And there was something about her that screamed "overachiever".
Meanwhile, here I was, a newly enrolled senior still figuring out the school's layout. Maybe I should strike up a conversation? Ask her for directions, or better yet, the entire rulebook for how not to embarrass oneself in public.
I should seriously get to know her. She seemed like the type who'd be good to have on your side, someone who knows all the unspoken rules of high school. Plus, there's a certain type of safety befriending the small, studious type. Less chance of being outshined.
I mean, who ever choose the plain old class president over the enigmatic, lone-wolf transfer student? Certainly not anyone with a taste for mystery and sarcasm.
But I'd settle for any acknowledgement at this point. I literally feel like a ghost haunting the mezzanine.
Then, as if the universe itself had decided to punctuate my self-pity with a dramatic flourish, a player from the opposing team launched the ball into the air. With a triumphant shout of, "Mirei Minami, this one's for you!" He nailed a three-pointer that swished through the net perfectly.

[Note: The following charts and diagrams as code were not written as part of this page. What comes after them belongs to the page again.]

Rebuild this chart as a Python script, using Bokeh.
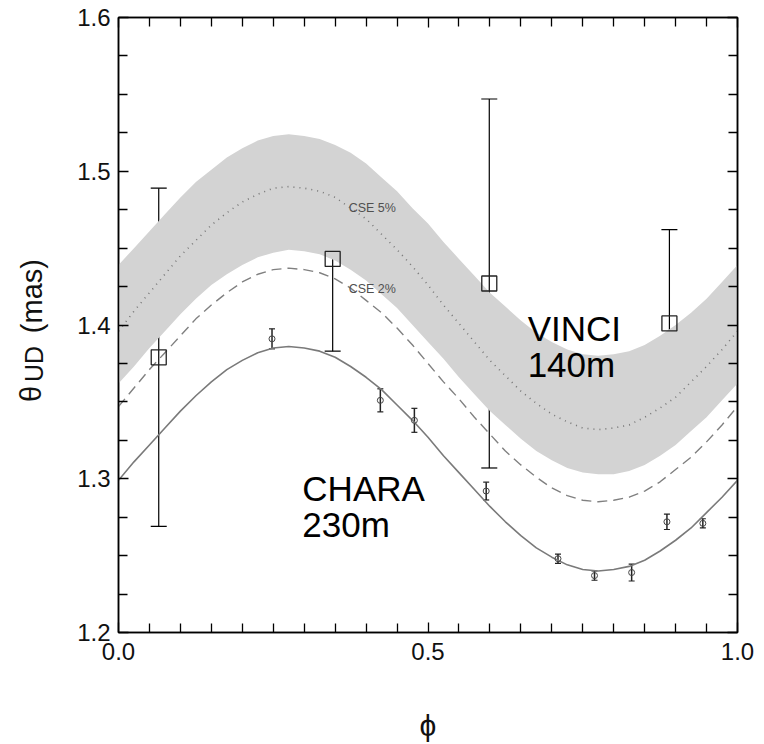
from math import pi
from bokeh.plotting import figure
from bokeh.layouts import row
from bokeh.models import Range1d, LinearAxis, FixedTicker, Whisker, TeeHead, ColumnDataSource
from bokeh.embed import file_html
from bokeh.resources import INLINE
from bokeh.core.properties import value

# ---------------- data ----------------
phase = [0.000, 0.025, 0.050, 0.075, 0.100, 0.125, 0.150, 0.175, 0.200, 0.225,
         0.250, 0.275, 0.300, 0.325, 0.350, 0.375, 0.400, 0.425, 0.450, 0.475,
         0.500, 0.525, 0.550, 0.575, 0.600, 0.625, 0.650, 0.675, 0.700, 0.725,
         0.750, 0.775, 0.800, 0.825, 0.850, 0.875, 0.900, 0.925, 0.950, 0.975, 1.000]

chara_model = [1.299, 1.311, 1.322, 1.333, 1.344, 1.354, 1.363, 1.371, 1.377, 1.382,
               1.385, 1.386, 1.385, 1.383, 1.379, 1.373, 1.366, 1.358, 1.348, 1.338,
               1.327, 1.315, 1.304, 1.293, 1.282, 1.272, 1.263, 1.255, 1.249, 1.244,
               1.241, 1.240, 1.241, 1.243, 1.247, 1.253, 1.260, 1.268, 1.278, 1.288, 1.299]

cse2_model = [1.347, 1.359, 1.371, 1.382, 1.393, 1.404, 1.413, 1.421, 1.428, 1.433,
              1.436, 1.437, 1.436, 1.434, 1.430, 1.424, 1.416, 1.408, 1.398, 1.387,
              1.375, 1.363, 1.352, 1.340, 1.329, 1.318, 1.309, 1.301, 1.294, 1.289,
              1.286, 1.285, 1.286, 1.288, 1.292, 1.298, 1.306, 1.314, 1.324, 1.335, 1.347]

cse5_model = [1.396, 1.409, 1.421, 1.433, 1.445, 1.455, 1.465, 1.473, 1.480, 1.485,
              1.489, 1.490, 1.489, 1.487, 1.483, 1.476, 1.469, 1.459, 1.449, 1.438,
              1.426, 1.413, 1.401, 1.389, 1.377, 1.367, 1.357, 1.349, 1.342, 1.337,
              1.333, 1.332, 1.333, 1.335, 1.340, 1.346, 1.353, 1.363, 1.373, 1.384, 1.396]

band_upper = [1.439, 1.450, 1.461, 1.472, 1.483, 1.493, 1.501, 1.509, 1.515, 1.520,
              1.523, 1.524, 1.523, 1.521, 1.517, 1.512, 1.505, 1.496, 1.487, 1.476,
              1.466, 1.454, 1.443, 1.432, 1.421, 1.412, 1.403, 1.395, 1.389, 1.384,
              1.381, 1.380, 1.381, 1.383, 1.387, 1.393, 1.400, 1.408, 1.417, 1.428, 1.439]

band_lower = [1.362, 1.373, 1.385, 1.396, 1.407, 1.417, 1.426, 1.433, 1.439, 1.444,
              1.447, 1.449, 1.448, 1.446, 1.442, 1.436, 1.429, 1.420, 1.411, 1.400,
              1.389, 1.378, 1.366, 1.355, 1.344, 1.335, 1.326, 1.318, 1.312, 1.307,
              1.304, 1.303, 1.303, 1.305, 1.309, 1.315, 1.322, 1.331, 1.340, 1.351, 1.362]

vinci_phase = [0.065, 0.346, 0.599, 0.890]
vinci_theta = [1.379, 1.443, 1.427, 1.401]
vinci_err = [0.110, 0.060, 0.120, 0.061]

chara_phase = [0.248, 0.423, 0.478, 0.594, 0.710, 0.769, 0.829, 0.886, 0.944]
chara_theta = [1.391, 1.351, 1.338, 1.292, 1.248, 1.237, 1.239, 1.272, 1.271]
chara_err = [0.0065, 0.0075, 0.0078, 0.0058, 0.0030, 0.0030, 0.0055, 0.0050, 0.0030]

x_major = [0.0, 0.5, 1.0]
x_minor = [0.05, 0.10, 0.15, 0.20, 0.25, 0.30, 0.35, 0.40, 0.45,
           0.55, 0.60, 0.65, 0.70, 0.75, 0.80, 0.85, 0.90, 0.95]
y_major = [1.2, 1.3, 1.4, 1.5, 1.6]
y_minor = [1.225, 1.25, 1.275, 1.325, 1.35, 1.375, 1.425, 1.45, 1.475, 1.525, 1.55, 1.575]

FONT = "Liberation Sans"

# ---------------- narrow panel holding the y-axis title (theta_UD (mas)) ----------------
lab = figure(width=60, height=744, output_backend="svg", toolbar_location=None,
             x_range=Range1d(0, 1), y_range=Range1d(1.2, 1.6),
             min_border_left=0, min_border_right=0, min_border_top=17, min_border_bottom=111)
lab.axis.visible = False
lab.grid.visible = False
lab.outline_line_color = None
lab.background_fill_color = "white"
lab.border_fill_color = "white"
for txt, lx, ly, fs in [("\u03b8", 0.50, 1.3552, "29px"),
                        ("UD", 0.55, 1.3747, "25px"),
                        ("(mas)", 0.533, 1.4188, "29px")]:
    lab.text(x=[lx], y=[ly], text=[txt], angle=pi / 2, text_font=value(FONT),
             text_font_size=fs, text_color="#111111", text_align="center", text_baseline="middle")

# ---------------- main figure ----------------
p = figure(width=704, height=744, output_backend="svg", toolbar_location=None,
           x_range=Range1d(0, 1), y_range=Range1d(1.2, 1.6),
           min_border_left=58, min_border_right=27, min_border_top=17, min_border_bottom=111)
p.xgrid.visible = False
p.ygrid.visible = False
p.outline_line_color = "black"
p.outline_line_width = 1.5
p.background_fill_color = "white"
p.border_fill_color = "white"

def style_axis(ax, ticks, minor, show_labels):
    ax.ticker = FixedTicker(ticks=ticks, minor_ticks=minor)
    ax.axis_line_color = "black"
    ax.axis_line_width = 1.5
    ax.major_tick_in = 10
    ax.major_tick_out = 0
    ax.minor_tick_in = 9
    ax.minor_tick_out = 0
    ax.major_tick_line_color = "black"
    ax.minor_tick_line_color = "black"
    ax.major_tick_line_width = 1.3
    ax.minor_tick_line_width = 1.3
    ax.major_label_text_font = FONT
    ax.major_label_text_font_size = "24px"
    ax.major_label_text_color = "#111111"
    if not show_labels:
        ax.major_label_text_alpha = 0
        ax.major_label_text_font_size = "1px"
        ax.major_label_standoff = 0

xa = p.xaxis[0]
ya = p.yaxis[0]
style_axis(xa, x_major, x_minor, True)
style_axis(ya, y_major, y_minor, True)
xa.major_label_overrides = {0.0: "0.0", 0.5: "0.5", 1.0: "1.0"}
ya.major_label_overrides = {1.2: "1.2", 1.3: "1.3", 1.4: "1.4", 1.5: "1.5", 1.6: "1.6"}
xa.major_label_standoff = 10
ya.major_label_standoff = 8
xa.axis_label = "\u03d5"
xa.axis_label_text_font = FONT
xa.axis_label_text_font_size = "30px"
xa.axis_label_text_font_style = "normal"
xa.axis_label_text_color = "#111111"
xa.axis_label_standoff = 46

top = LinearAxis()
right = LinearAxis()
style_axis(top, x_major, x_minor, False)
style_axis(right, y_major, y_minor, False)
p.add_layout(top, "above")
p.add_layout(right, "right")

# shaded band and model curves
p.varea(x=phase, y1=band_lower, y2=band_upper, fill_color="#d3d3d3")
p.line(phase, cse5_model, line_color="#777777", line_width=1.6, line_dash="1 5")
p.line(phase, cse2_model, line_color="#808080", line_width=1.4, line_dash="10 6")
p.line(phase, chara_model, line_color="#7a7a7a", line_width=1.6)

# VINCI points
vsrc = ColumnDataSource(dict(x=vinci_phase, y=vinci_theta,
                             upper=[v + e for v, e in zip(vinci_theta, vinci_err)],
                             lower=[v - e for v, e in zip(vinci_theta, vinci_err)]))
p.add_layout(Whisker(source=vsrc, base="x", upper="upper", lower="lower", dimension="height",
                     line_color="black", line_width=1.2,
                     upper_head=TeeHead(size=16, line_color="black", line_width=1.2),
                     lower_head=TeeHead(size=16, line_color="black", line_width=1.2)))
p.scatter("x", "y", source=vsrc, marker="square", size=15, fill_alpha=0,
          line_color="#222222", line_width=1.3)

# CHARA points
csrc = ColumnDataSource(dict(x=chara_phase, y=chara_theta,
                             upper=[v + e for v, e in zip(chara_theta, chara_err)],
                             lower=[v - e for v, e in zip(chara_theta, chara_err)]))
p.add_layout(Whisker(source=csrc, base="x", upper="upper", lower="lower", dimension="height",
                     line_color="#222222", line_width=1.5,
                     upper_head=TeeHead(size=6, line_color="#222222", line_width=1.2),
                     lower_head=TeeHead(size=6, line_color="#222222", line_width=1.2)))
p.scatter("x", "y", source=csrc, marker="circle", size=6, fill_alpha=0,
          line_color="#444444", line_width=1.0)

# text annotations
p.text(x=[0.41, 0.41], y=[1.476, 1.4235], text=["CSE 5%", "CSE 2%"],
       text_font=value(FONT), text_font_size="12.5px", text_color="#505050",
       text_align="center", text_baseline="middle")
p.text(x=[0.661, 0.661], y=[1.398, 1.374], text=["VINCI", "140m"],
       text_font=value(FONT), text_font_size="35px", text_color="black",
       text_align="left", text_baseline="middle")
p.text(x=[0.297, 0.297], y=[1.2935, 1.270], text=["CHARA", "230m"],
       text_font=value(FONT), text_font_size="35px", text_color="black",
       text_align="left", text_baseline="middle")

layout = row(lab, p, spacing=0)
open("out.html", "w").write(file_html(layout, INLINE))
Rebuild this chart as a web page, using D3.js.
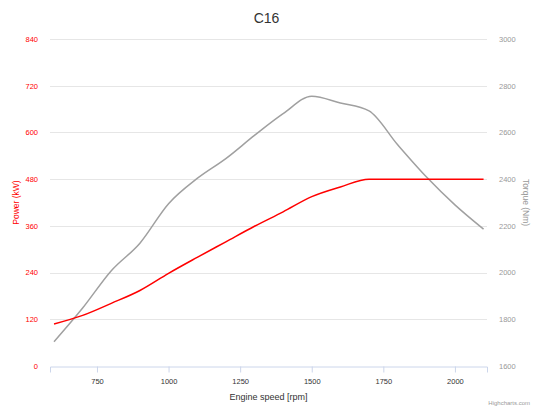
<!DOCTYPE html>
<html lang="en">
<head>
<meta charset="UTF-8">
<title>C16</title>
<style>
    body { margin: 0; background: #fff; }
    svg { display: block; font-family: "Liberation Sans", Arial, sans-serif; }
    .grid line { stroke: #e6e6e6; stroke-width: 1px; }
</style>
</head>
<body>
<div id="chart"></div>
<script src="https://cdn.jsdelivr.net/npm/d3@7"></script>
<script>
// engine speed (rpm)
const rpm = [600, 700, 800, 900, 1000, 1100, 1200, 1300, 1400, 1500, 1600, 1700, 1800, 1900, 2000, 2100];
// power (kW)
const power = [108, 130, 161, 194, 238, 279, 319, 359, 396, 435, 460, 480, 480, 480, 480, 480];
// torque (Nm)
const torque = [1704, 1848, 2008, 2126, 2295, 2403, 2488, 2587, 2680, 2755, 2726, 2692, 2547, 2410, 2290, 2186];

const powerTicks = [0, 120, 240, 360, 480, 600, 720, 840];
const torqueTicks = [1600, 1800, 2000, 2200, 2400, 2600, 2800, 3000];
const rpmTicks = [750, 1000, 1250, 1500, 1750, 2000];

const W = 533, H = 407;
const plotLeft = 50, plotRight = 487, plotTop = 39, plotBottom = 366;

const svg = d3.select("#chart").append("svg")
    .attr("width", W)
    .attr("height", H);

const x = d3.scaleLinear().domain([586, 2112]).range([plotLeft, plotRight]);
const yP = d3.scaleLinear().domain([0, 840]).range([plotBottom, plotTop]);
const yT = d3.scaleLinear().domain([1600, 3000]).range([plotBottom, plotTop]);

// title
svg.append("text")
    .attr("x", W / 2).attr("y", 23)
    .attr("text-anchor", "middle")
    .style("font-size", "14px")
    .style("fill", "#333")
    .text("C16");

// gridlines
svg.append("g").attr("class", "grid")
    .selectAll("line")
    .data(powerTicks.slice(1))
    .enter().append("line")
    .attr("x1", plotLeft).attr("x2", plotRight)
    .attr("y1", d => Math.round(yP(d)) + 0.5)
    .attr("y2", d => Math.round(yP(d)) + 0.5);

// x axis
const xAxis = svg.append("g")
    .attr("transform", "translate(0," + (plotBottom + 0.5) + ")")
    .call(d3.axisBottom(x).tickValues(rpmTicks).tickSize(6).tickPadding(6).tickFormat(d3.format("d")));
xAxis.select(".domain").attr("stroke", "#ccd6eb");
xAxis.selectAll(".tick line").attr("stroke", "#ccd6eb");
xAxis.selectAll("text").style("font-size", "7.5px").style("fill", "#333");

// left axis (power)
const yAxisL = svg.append("g")
    .attr("transform", "translate(" + plotLeft + ",0)")
    .call(d3.axisLeft(yP).tickValues(powerTicks).tickSize(0).tickPadding(12).tickFormat(d3.format("d")));
yAxisL.select(".domain").remove();
yAxisL.selectAll("text").style("font-size", "7.5px").style("fill", "#ff0000");

// right axis (torque)
const yAxisR = svg.append("g")
    .attr("transform", "translate(" + plotRight + ",0)")
    .call(d3.axisRight(yT).tickValues(torqueTicks).tickSize(0).tickPadding(12).tickFormat(d3.format("d")));
yAxisR.select(".domain").remove();
yAxisR.selectAll("text").style("font-size", "7.5px").style("fill", "#999");

// axis titles
svg.append("text")
    .attr("x", (plotLeft + plotRight) / 2).attr("y", 400)
    .attr("text-anchor", "middle")
    .style("font-size", "9px")
    .style("fill", "#333")
    .text("Engine speed [rpm]");

svg.append("text")
    .attr("transform", "translate(19," + (plotTop + plotBottom) / 2 + ") rotate(-90)")
    .attr("text-anchor", "middle")
    .style("font-size", "8.5px")
    .style("fill", "#ff0000")
    .text("Power (kW)");

svg.append("text")
    .attr("transform", "translate(523," + (plotTop + plotBottom) / 2 + ") rotate(90)")
    .attr("text-anchor", "middle")
    .style("font-size", "8.5px")
    .style("fill", "#999")
    .text("Torque (Nm)");

// series
const powerLine = d3.line()
    .x((d, i) => x(rpm[i]))
    .y(d => yP(d))
    .curve(d3.curveMonotoneX);

const torqueLine = d3.line()
    .x((d, i) => x(rpm[i]))
    .y(d => yT(d))
    .curve(d3.curveMonotoneX);

svg.append("path")
    .datum(torque)
    .attr("d", torqueLine)
    .attr("fill", "none")
    .attr("stroke", "#a0a0a0")
    .attr("stroke-width", 1.5);

svg.append("path")
    .datum(power)
    .attr("d", powerLine)
    .attr("fill", "none")
    .attr("stroke", "#ff0000")
    .attr("stroke-width", 1.5);

// credits
svg.append("text")
    .attr("x", W - 3).attr("y", H - 2)
    .attr("text-anchor", "end")
    .style("font-size", "6px")
    .style("fill", "#999")
    .text("Highcharts.com");
</script>
</body>
</html>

The scoreboard flashed 56-53, and the crowd erupted in approval. Why does everyone have to be this confidence? It seriously ruins me! And there, beside me, the so-called class president: Mirei Minami went from serene to flustered, faster than a reaction of a buzzling fly in the summer.
Her cheeks flushed a delicate pink, and her eyes widened just enough to confirm my suspicion: there was definitely something going on between her and the player. Is he Rei Nagakawa? I'm going to start growling again if he is.
Great. Just great. It seems that even in this tiny, meticulously organized school, the lonely gods decided to mock my luck by coupling up the most appealing people.
Seriously, it's like a cosmic rule: if you're attractive, you're already someone's "someone". Meanwhile, here I am, having all of this in my little head, struggling to find my place to fit in.
My mind, ever the overachiever, started filling in the gaps like an overzealous editor. Maybe they aren't exactly "taken", but they're definitely on the brink of being taken.
The clock was ticking, and my chance to mingle with the socially desirable was dwindling faster than a half-off sale on the last day of the year.
I sighed inwardly, resigning myself to the fact that if I didn't act quickly, I'd end up as the guy everyone vaguely remembers but no one particularly notices.
The decision was clear: if I wanted to make an impression, I needed to step up my game further. Otherwise, I would be left on the sidelines, watching the world of high school drama play out like a poorly scripted soap opera.
But then, it hit me, like a stray basketball to the face. All of this is ultimately pointless. All the social gymnastics, the cliques, the students with their immaculate hair and dazzling smiles. It's like we're all starring in our own private soap opera, except the scripts are written by people who don't know about good dialogue.
Honestly, what does it matter who you surround yourself with? At the end of the day, you're still stuck with yourself. If I were afflicted with some rare disease that required constant human contact to survive, I'd rather just kick the bucket, thank you very much.
The truth is, relationships are overrated. I think I have said this before many times, but they're temporary distractions that inevitably crumbles into dust. Why invest in something that's bound to fall apart? It's like building a sandcastle right before high tide.
As I mulled over these deeply philosophical (or maybe just deeply cynical) thoughts, I found myself staring at the flustered class president again. The poor girl just had been publicly adored by Mr. Basketball Star himself, and she looked like she wanted to sink in the floor.
Good for her, I guess. A celebrity in the making, with her own little entourage of admirers. I'd like to think I was rooting for her, but mostly I was just amused.